The nucleus of “Flipside” is a record store of the same name in New Jersey, where Wilcha worked as a teenager. It is one of those places that is stuffed to the gills with arcane bric-a-brac, where people pop in randomly and stay for hours. It’s one of those gloriously tactile places that our present dystopia of airborne media has increasingly less room for. You look at these images of Flipside and can smell the dust; that attic smell that suggests to a nostalgic Gen X’er a return to home.

Flipside is of course struggling in the modern climate, and Wilcha hangs out there while making room for the documentary that he once tried to make of the jazz photographer Herman Leonard, who waxes elegantly here in archive footage of the shadows and light of his iconic work. There is footage of Milch, the co-creator of “NYPD Blue” and creator of “Deadwood,” among many others, as he now battles Alzheimer’s.
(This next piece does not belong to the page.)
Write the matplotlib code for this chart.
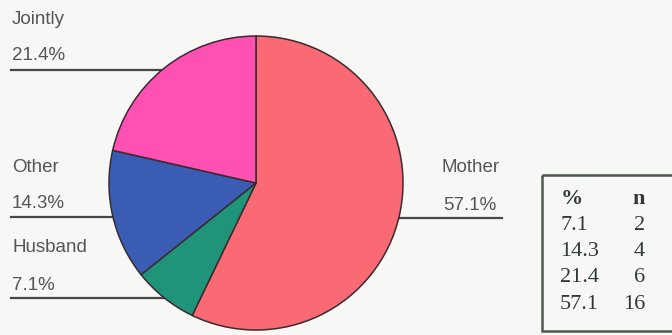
"""
Pie chart: who decides, with side labels and a small % / n table.
"""
import numpy as np
import matplotlib
matplotlib.use('Agg')
import matplotlib.pyplot as plt
from matplotlib.patches import Rectangle

labels = ['Mother', 'Husband', 'Other', 'Jointly']
counts = [16, 2, 4, 6]
colors = ['#fa6a74', '#1f9479', '#3a5db3', '#ff50b4']

total = sum(counts)
pcts = [100.0 * c / total for c in counts]

W, H = 672, 335
fig = plt.figure(figsize=(W / 100, H / 100), dpi=100)
fig.patch.set_facecolor('#f7f7f5')

# overlay in pixel coordinates for labels, leader lines and the table
bg = fig.add_axes([0, 0, 1, 1], zorder=0)
bg.set_xlim(0, W)
bg.set_ylim(H, 0)
bg.axis('off')

# pie placed by centre / radius in pixels
cx, cy, r = 256, 183, 147
pax = fig.add_axes([(cx - r) / W, (H - cy - r) / H, 2 * r / W, 2 * r / H], zorder=1)
pax.pie(counts, colors=colors, startangle=90, counterclock=False,
        wedgeprops=dict(edgecolor='#3b2a30', linewidth=1.1))
pax.set_xlim(-1, 1)
pax.set_ylim(-1, 1)
pax.set_aspect('equal')
pax.patch.set_alpha(0)

lab_font = dict(family='Liberation Sans', fontsize=13.5, color='#555555')
line_kw = dict(color='#474747', linewidth=1.6)

# left-hand labels: name, percent, underline running into the pie
left = {'Jointly': (20, 55, 70), 'Other': (167, 203, 217), 'Husband': (247, 285, 298)}
for name, (y_name, y_pct, y_line) in left.items():
    i = labels.index(name)
    bg.text(12, y_name, name, ha='left', va='center', **lab_font)
    bg.text(12, y_pct, '%.1f%%' % pcts[i], ha='left', va='center', **lab_font)
    bg.plot([11, cx], [y_line, y_line], **line_kw)

# right-hand label for Mother
i = labels.index('Mother')
bg.text(500, 168, 'Mother', ha='right', va='center', **lab_font)
bg.text(496, 205, '%.1f%%' % pcts[i], ha='right', va='center', **lab_font)
bg.plot([cx, 502], [218, 218], **line_kw)

# % / n table
bg.add_patch(Rectangle((542, 175), 160, 156, fill=False,
                       edgecolor='#4b5a4d', linewidth=1.8))
tab_font = dict(family='Liberation Serif', fontsize=16, color='#2e3a33')
bg.text(561, 199, '%', ha='left', va='center', fontweight='bold', **tab_font)
bg.text(645, 199, 'n', ha='right', va='center', fontweight='bold', **tab_font)
order = np.argsort(counts)
for k, j in enumerate(order):
    y = 225 + k * 26.5
    bg.text(560, y, '%.1f' % pcts[j], ha='left', va='center', **tab_font)
    bg.text(645, y, '%d' % counts[j], ha='right', va='center', **tab_font)

fig.savefig('out.png', dpi=100, facecolor=fig.get_facecolor())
There is footage of Glass trading his “This American Life” podcast for a stint of trying to get a dance show off the ground. These threads are united by feelings of regret and uncertainty, by a need to get art out there regardless of whether or not it fits your exacting and self-censoring standards. An archive interview with Milch, before illness, contains a statement with an existential ring to it: Do not be hemmed in by the writer that you think you are.

“Flipside” is catnip, then, for people who suspect that they are failed artists and cowards of convention, though normies should be moved as well by the pall of middle-age that hangs over it. To Wilcha’s credit, “Flipside” is never maudlin or self-pitying. It’s free-associational, wry, and optimistic. The 1990s are over, Gen X’ers and Millennials, we must face it. But we are not dead yet. What many of us need to recognize, regardless of our generation, is that we are our own prison. When are you gonna be ready for parole?

“Magazine Dreams” is now in theaters. “Flipside” is streaming everywhere, including for free at Tubi and, for subscribers, The Criterion Channel.